◆ **THE REQUEST**: Copy every line of the data in which the word "standalone" occurs.

** Start DATA FOR THIS TASK **

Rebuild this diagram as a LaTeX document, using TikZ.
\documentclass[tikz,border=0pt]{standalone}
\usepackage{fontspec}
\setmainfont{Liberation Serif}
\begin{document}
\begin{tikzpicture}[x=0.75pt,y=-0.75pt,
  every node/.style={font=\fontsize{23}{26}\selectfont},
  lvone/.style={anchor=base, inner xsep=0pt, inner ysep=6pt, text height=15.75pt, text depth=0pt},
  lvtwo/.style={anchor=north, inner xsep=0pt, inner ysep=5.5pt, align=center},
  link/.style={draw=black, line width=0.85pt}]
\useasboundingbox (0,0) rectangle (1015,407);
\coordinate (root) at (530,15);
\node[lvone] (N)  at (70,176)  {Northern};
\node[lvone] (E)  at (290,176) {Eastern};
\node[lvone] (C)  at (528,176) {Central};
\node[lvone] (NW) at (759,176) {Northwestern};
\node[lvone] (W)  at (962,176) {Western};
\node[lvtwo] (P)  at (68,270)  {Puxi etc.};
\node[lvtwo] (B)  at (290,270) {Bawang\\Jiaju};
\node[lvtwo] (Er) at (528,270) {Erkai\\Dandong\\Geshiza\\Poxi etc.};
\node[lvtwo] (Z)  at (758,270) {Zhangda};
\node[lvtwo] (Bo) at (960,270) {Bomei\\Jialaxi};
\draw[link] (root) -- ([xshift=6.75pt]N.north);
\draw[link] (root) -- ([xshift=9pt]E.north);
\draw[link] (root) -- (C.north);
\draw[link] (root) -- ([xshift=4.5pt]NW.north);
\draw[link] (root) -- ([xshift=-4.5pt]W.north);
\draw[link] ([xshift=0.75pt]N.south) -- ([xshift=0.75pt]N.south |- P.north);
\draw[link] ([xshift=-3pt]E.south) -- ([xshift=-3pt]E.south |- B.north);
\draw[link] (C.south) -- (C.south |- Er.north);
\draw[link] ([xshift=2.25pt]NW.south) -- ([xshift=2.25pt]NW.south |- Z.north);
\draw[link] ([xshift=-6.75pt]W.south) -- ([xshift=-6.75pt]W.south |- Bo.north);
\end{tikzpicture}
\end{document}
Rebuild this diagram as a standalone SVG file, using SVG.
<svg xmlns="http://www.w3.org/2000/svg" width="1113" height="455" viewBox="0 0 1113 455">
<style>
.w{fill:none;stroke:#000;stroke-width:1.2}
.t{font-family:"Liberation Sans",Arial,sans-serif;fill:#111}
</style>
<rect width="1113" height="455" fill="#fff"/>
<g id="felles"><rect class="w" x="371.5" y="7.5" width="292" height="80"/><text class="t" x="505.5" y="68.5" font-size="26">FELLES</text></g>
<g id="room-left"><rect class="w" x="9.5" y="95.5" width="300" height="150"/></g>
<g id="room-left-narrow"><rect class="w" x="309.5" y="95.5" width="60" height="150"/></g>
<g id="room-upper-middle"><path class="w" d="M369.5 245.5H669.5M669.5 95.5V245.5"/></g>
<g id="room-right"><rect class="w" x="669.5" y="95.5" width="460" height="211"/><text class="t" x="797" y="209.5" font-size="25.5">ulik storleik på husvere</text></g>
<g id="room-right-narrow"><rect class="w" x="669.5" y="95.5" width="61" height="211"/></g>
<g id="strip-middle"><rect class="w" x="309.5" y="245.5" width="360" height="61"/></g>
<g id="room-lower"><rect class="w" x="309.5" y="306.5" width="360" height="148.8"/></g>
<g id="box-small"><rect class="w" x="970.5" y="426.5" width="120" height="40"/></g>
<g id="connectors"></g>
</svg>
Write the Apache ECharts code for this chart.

** End DATA FOR THIS TASK **

◆ **ANSWER TO THE TASK**:
\documentclass[tikz,border=0pt]{standalone}
Rebuild this diagram as a standalone SVG file, using SVG.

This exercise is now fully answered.